Copy out each line of the material in which the word "standalone" appears.
═══ Extracted information
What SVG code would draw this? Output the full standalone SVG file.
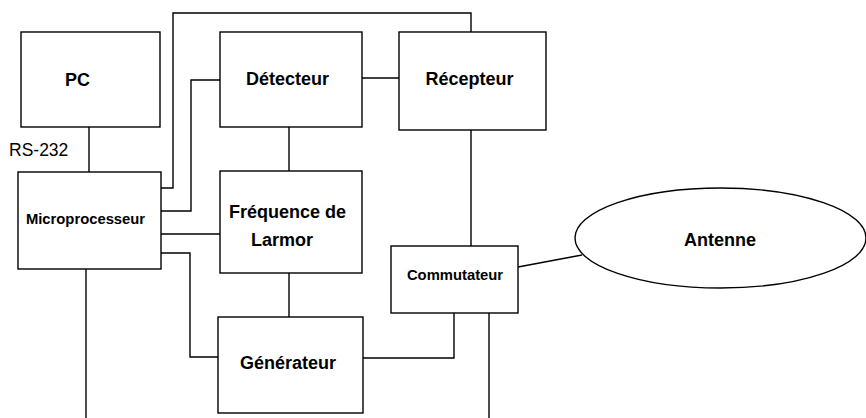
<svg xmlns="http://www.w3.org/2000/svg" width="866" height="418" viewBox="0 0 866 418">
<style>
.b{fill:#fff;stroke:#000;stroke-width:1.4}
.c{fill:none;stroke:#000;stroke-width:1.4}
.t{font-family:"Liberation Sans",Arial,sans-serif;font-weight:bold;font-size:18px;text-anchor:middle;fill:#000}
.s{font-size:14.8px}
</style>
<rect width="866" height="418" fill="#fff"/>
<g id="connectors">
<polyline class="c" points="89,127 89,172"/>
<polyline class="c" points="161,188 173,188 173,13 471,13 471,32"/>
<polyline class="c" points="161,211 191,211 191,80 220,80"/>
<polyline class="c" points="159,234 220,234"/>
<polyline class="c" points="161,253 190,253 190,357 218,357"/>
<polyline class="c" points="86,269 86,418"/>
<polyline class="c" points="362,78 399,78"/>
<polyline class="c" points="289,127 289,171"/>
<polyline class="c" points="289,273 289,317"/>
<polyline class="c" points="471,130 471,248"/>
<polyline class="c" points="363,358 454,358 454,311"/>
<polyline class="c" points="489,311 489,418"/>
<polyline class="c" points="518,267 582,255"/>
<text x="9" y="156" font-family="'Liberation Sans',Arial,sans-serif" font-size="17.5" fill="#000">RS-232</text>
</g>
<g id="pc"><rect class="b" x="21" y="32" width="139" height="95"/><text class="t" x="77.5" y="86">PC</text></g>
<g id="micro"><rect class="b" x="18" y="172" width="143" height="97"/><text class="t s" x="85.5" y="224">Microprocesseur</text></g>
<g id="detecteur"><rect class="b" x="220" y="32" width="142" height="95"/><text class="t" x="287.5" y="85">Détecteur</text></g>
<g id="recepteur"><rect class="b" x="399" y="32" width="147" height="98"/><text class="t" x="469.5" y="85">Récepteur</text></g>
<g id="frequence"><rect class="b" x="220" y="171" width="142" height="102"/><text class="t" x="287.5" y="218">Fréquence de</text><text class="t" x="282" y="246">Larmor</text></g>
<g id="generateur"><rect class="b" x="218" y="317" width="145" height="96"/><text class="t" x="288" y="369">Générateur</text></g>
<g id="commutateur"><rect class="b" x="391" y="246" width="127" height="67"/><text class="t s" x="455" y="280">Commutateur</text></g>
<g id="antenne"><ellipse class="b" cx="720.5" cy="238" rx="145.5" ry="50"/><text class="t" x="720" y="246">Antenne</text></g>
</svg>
══════
═══ Extracted information
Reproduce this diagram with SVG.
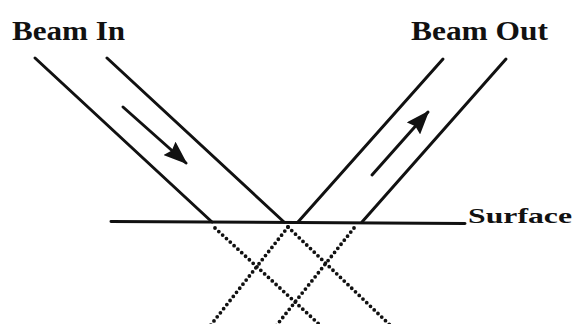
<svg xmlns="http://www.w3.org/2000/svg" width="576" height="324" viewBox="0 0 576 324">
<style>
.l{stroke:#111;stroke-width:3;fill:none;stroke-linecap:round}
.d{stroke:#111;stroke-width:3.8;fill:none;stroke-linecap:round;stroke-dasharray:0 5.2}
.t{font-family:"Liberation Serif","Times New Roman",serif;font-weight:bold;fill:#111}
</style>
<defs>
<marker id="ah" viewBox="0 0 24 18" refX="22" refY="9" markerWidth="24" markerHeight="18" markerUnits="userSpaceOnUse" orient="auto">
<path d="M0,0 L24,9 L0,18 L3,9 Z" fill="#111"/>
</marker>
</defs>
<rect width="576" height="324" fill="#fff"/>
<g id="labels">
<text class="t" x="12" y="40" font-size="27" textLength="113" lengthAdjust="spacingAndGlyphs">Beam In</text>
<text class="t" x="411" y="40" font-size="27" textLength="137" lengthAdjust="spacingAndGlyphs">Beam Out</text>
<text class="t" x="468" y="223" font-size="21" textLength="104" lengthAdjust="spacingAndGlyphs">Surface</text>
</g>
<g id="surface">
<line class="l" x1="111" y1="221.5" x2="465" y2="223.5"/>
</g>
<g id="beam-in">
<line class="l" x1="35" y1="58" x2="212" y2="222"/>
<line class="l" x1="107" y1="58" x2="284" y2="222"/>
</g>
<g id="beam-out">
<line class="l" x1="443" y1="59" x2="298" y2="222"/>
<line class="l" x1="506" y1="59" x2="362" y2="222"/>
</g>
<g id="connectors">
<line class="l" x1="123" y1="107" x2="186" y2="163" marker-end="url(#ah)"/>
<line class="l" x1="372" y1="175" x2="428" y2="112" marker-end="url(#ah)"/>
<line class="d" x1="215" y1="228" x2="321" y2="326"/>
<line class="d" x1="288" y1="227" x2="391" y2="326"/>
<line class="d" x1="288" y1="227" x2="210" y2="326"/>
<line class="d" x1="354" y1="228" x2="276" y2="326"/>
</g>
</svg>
══════
═══ Extracted information
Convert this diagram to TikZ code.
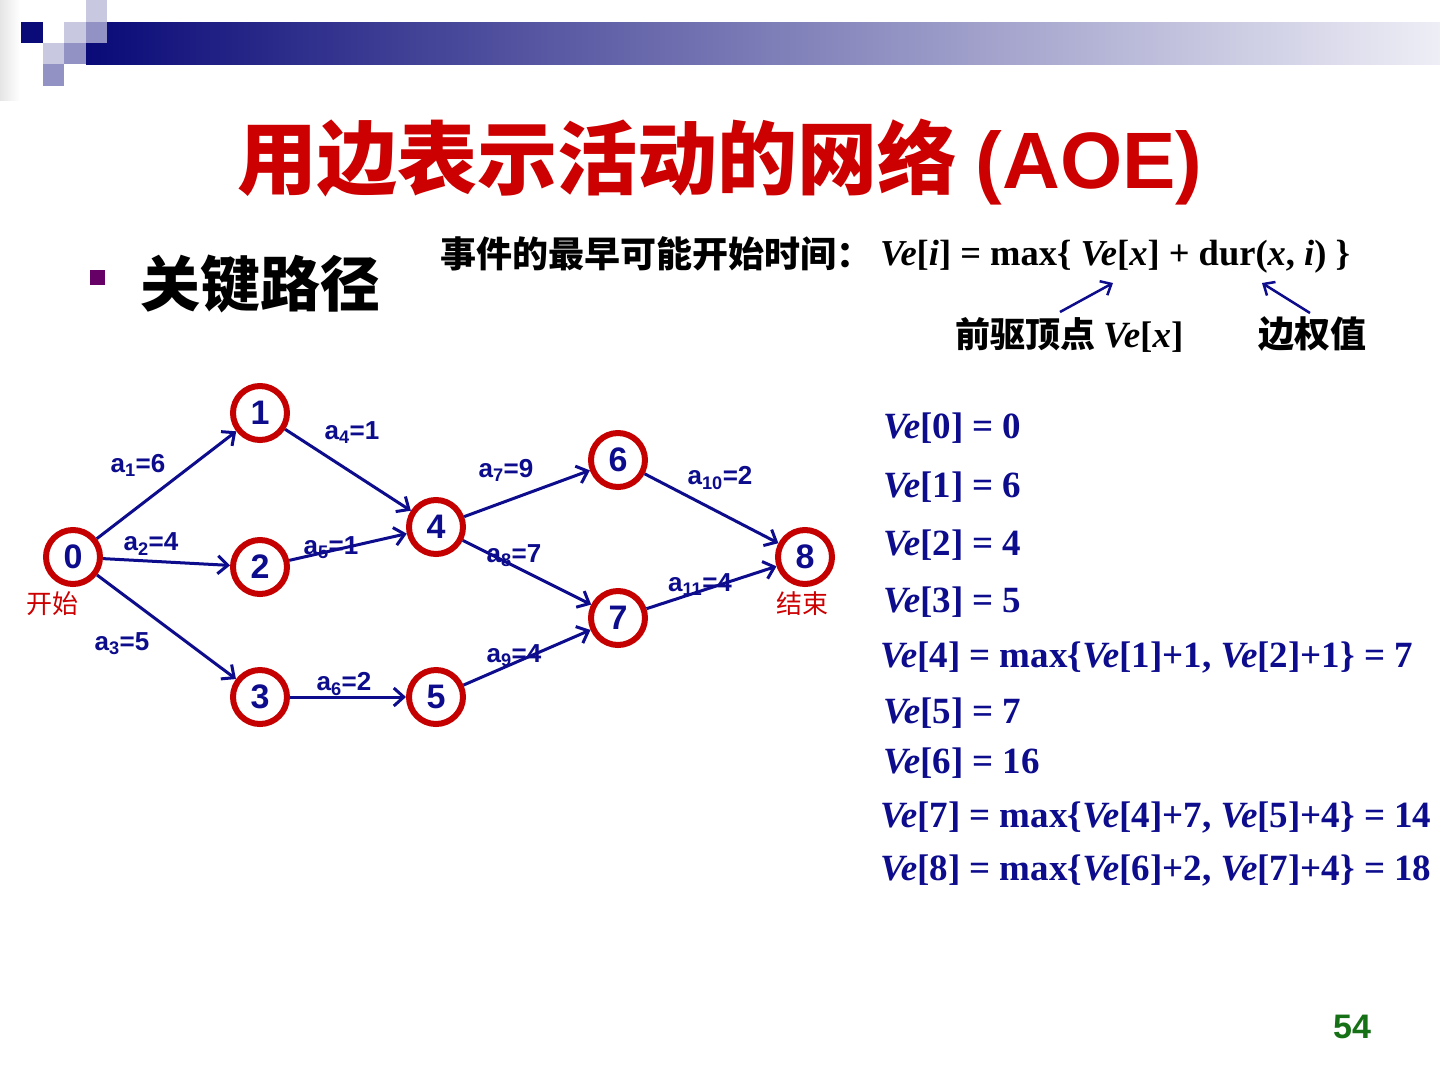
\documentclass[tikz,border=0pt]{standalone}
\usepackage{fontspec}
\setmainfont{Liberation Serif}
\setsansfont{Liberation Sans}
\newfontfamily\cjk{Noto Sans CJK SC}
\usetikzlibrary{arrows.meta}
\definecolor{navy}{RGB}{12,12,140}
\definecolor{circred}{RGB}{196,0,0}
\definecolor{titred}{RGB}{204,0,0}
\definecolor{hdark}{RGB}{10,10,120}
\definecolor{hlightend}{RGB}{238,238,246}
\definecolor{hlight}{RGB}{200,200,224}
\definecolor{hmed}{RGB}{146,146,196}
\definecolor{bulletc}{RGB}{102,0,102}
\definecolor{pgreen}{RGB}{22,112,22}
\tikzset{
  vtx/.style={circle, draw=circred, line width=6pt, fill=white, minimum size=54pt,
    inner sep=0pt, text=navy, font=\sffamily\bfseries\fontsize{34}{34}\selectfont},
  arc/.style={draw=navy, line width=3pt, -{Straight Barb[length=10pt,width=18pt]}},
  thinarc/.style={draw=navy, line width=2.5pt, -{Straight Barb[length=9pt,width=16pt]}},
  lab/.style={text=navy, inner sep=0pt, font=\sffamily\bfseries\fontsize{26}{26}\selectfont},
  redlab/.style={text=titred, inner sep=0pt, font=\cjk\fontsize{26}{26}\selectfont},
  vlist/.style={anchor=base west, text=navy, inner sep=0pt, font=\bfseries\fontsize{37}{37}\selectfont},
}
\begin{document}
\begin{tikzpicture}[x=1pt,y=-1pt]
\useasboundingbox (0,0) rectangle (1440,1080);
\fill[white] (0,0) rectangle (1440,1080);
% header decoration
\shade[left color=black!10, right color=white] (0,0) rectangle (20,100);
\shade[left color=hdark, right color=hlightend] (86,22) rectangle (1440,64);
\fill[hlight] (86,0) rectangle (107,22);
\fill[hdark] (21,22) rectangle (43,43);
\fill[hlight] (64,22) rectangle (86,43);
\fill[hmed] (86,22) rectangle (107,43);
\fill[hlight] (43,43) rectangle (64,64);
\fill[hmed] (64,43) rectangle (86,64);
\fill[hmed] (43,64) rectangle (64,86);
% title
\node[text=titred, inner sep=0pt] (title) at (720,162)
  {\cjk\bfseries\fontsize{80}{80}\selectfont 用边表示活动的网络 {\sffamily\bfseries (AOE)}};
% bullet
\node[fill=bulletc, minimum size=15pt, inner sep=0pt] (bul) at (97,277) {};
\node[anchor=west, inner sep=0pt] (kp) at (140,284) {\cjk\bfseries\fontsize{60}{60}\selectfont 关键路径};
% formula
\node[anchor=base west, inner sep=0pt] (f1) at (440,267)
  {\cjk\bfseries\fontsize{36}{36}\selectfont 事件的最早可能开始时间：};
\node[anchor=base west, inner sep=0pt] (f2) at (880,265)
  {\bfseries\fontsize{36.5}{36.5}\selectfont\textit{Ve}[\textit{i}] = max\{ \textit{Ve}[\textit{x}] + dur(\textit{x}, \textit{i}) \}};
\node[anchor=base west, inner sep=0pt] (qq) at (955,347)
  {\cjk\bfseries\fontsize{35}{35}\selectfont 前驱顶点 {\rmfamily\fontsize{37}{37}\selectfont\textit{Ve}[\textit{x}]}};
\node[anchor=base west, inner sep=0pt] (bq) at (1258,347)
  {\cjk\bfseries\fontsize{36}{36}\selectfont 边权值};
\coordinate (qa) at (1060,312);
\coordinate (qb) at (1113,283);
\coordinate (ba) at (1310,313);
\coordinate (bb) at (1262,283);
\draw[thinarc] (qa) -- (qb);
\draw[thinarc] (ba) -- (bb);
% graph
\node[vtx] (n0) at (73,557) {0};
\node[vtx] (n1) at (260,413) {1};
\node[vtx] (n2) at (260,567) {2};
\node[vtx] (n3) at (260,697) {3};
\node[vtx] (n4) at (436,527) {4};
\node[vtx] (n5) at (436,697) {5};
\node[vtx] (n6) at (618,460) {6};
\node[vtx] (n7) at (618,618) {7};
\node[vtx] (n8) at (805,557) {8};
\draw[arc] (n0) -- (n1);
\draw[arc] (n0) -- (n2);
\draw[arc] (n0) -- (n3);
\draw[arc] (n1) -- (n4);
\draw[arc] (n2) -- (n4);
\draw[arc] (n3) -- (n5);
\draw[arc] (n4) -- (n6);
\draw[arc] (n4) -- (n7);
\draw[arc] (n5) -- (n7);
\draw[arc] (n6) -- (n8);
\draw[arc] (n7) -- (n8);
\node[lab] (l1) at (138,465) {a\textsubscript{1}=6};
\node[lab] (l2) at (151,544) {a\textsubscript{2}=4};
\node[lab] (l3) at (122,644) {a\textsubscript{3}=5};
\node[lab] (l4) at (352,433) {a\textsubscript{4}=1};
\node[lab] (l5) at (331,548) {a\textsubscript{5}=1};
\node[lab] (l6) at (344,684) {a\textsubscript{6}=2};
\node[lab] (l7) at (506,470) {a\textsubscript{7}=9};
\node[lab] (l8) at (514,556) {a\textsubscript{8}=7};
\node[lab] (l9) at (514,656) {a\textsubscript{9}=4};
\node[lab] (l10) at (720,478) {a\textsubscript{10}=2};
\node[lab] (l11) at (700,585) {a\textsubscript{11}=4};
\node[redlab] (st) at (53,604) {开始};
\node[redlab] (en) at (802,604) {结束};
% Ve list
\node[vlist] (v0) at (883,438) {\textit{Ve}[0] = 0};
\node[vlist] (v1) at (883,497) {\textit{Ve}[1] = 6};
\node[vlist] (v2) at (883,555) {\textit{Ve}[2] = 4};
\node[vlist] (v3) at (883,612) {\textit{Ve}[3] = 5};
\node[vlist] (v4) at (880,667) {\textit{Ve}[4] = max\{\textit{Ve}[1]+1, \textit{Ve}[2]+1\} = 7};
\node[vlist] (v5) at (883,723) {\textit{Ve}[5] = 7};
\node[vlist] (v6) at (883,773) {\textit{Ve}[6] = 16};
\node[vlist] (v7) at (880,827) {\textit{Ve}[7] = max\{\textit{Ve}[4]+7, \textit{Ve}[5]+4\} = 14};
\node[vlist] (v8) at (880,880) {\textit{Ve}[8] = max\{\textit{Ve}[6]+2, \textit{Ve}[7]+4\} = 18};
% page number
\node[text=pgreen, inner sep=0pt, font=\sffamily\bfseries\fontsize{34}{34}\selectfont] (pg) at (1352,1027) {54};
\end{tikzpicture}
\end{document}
══════
**Final answer:**
What SVG code would draw this? Output the full standalone SVG file.
\documentclass[tikz,border=0pt]{standalone}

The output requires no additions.